Quite a few responses to my completely unscientific study have been downright negative, such as "boring", "childish", or "dumbed down". "I can't find anything any more" was probably the most common form of complaint about behaviour rather than style, particularly regarding Windows 8 and the UI formerly known as Metro. Some people have been more moderate, for example giving two-way comments like "this might work well on a touch screen but it's awkward on my laptop" or "it's very simple".

Most telling to me is that absolutely no-one has actually come down in favour of either iOS 7 or Windows 8 overall so far, while I know at least one person who is trying to return a brand new iPad after a week because they "hated it" and several who have at some point in the recent past bought a device and either chosen Windows 7 over Windows 8 or actively downgraded after purchasing. People are literally avoiding or even returning or rapidly reselling new devices just to avoid these kinds of UIs.
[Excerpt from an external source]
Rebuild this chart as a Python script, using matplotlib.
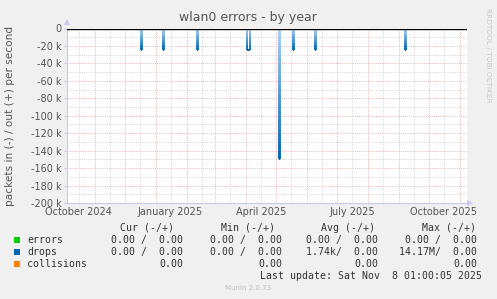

I'm sad, though unsurprised, to see Google following Microsoft and Apple down this evolutionary dead end. As others have commented in this discussion, it seems like reducing everything to the least common denominator. To me, it also seems like promoting tools that make it cheap and quick to build software and web sites with maximum reach -- essentially, a direct commercial advantage -- rather than promoting tools that help you build software and web sites that are any good.